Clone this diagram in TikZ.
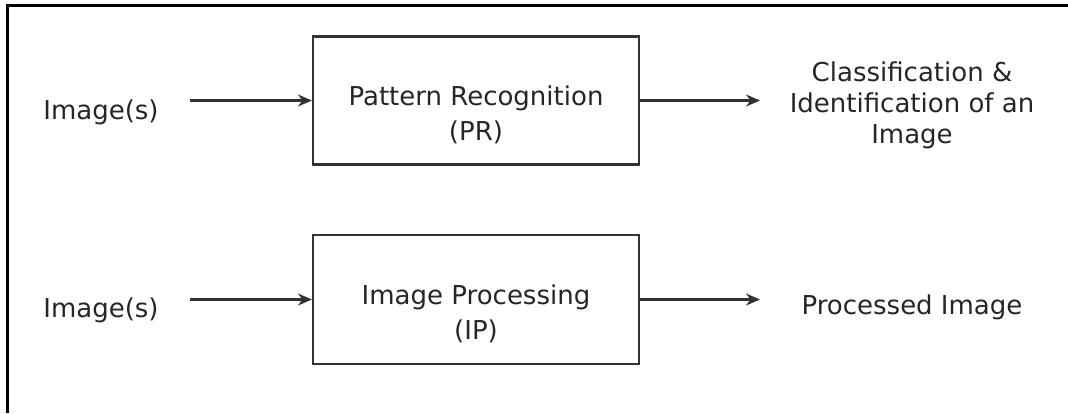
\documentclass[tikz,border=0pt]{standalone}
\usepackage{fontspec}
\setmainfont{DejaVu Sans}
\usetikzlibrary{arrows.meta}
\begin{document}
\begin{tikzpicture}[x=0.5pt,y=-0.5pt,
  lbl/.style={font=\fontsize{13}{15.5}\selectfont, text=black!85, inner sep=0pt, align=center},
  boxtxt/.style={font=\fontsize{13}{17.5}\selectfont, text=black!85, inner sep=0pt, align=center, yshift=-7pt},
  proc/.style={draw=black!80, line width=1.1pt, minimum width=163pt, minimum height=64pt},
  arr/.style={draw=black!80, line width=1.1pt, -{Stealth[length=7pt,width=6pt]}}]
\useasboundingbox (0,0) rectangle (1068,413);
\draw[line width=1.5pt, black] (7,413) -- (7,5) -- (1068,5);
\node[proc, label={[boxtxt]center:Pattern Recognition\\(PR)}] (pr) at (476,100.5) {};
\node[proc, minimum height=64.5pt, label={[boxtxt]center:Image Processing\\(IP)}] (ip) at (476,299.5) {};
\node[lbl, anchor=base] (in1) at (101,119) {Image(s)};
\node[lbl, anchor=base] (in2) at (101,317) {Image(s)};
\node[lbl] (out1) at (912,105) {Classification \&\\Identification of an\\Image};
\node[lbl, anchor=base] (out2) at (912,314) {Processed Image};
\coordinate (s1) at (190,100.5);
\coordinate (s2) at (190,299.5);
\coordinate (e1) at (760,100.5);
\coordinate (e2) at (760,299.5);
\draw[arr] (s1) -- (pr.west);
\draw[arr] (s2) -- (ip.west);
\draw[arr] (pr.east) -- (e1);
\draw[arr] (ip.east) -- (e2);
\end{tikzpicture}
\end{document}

════════════════════

THE EXERCISE:
All the material shown above is to be copied exactly, with no pictures carried over.

EXPECTED ANSWER:
Clone this diagram in TikZ.
\documentclass[tikz,border=0pt]{standalone}
\usepackage{fontspec}
\setmainfont{DejaVu Sans}
\usetikzlibrary{arrows.meta}
\begin{document}
\begin{tikzpicture}[x=0.5pt,y=-0.5pt,
  lbl/.style={font=\fontsize{13}{15.5}\selectfont, text=black!85, inner sep=0pt, align=center},
  boxtxt/.style={font=\fontsize{13}{17.5}\selectfont, text=black!85, inner sep=0pt, align=center, yshift=-7pt},
  proc/.style={draw=black!80, line width=1.1pt, minimum width=163pt, minimum height=64pt},
  arr/.style={draw=black!80, line width=1.1pt, -{Stealth[length=7pt,width=6pt]}}]
\useasboundingbox (0,0) rectangle (1068,413);
\draw[line width=1.5pt, black] (7,413) -- (7,5) -- (1068,5);
\node[proc, label={[boxtxt]center:Pattern Recognition\\(PR)}] (pr) at (476,100.5) {};
\node[proc, minimum height=64.5pt, label={[boxtxt]center:Image Processing\\(IP)}] (ip) at (476,299.5) {};
\node[lbl, anchor=base] (in1) at (101,119) {Image(s)};
\node[lbl, anchor=base] (in2) at (101,317) {Image(s)};
\node[lbl] (out1) at (912,105) {Classification \&\\Identification of an\\Image};
\node[lbl, anchor=base] (out2) at (912,314) {Processed Image};
\coordinate (s1) at (190,100.5);
\coordinate (s2) at (190,299.5);
\coordinate (e1) at (760,100.5);
\coordinate (e2) at (760,299.5);
\draw[arr] (s1) -- (pr.west);
\draw[arr] (s2) -- (ip.west);
\draw[arr] (pr.east) -- (e1);
\draw[arr] (ip.east) -- (e2);
\end{tikzpicture}
\end{document}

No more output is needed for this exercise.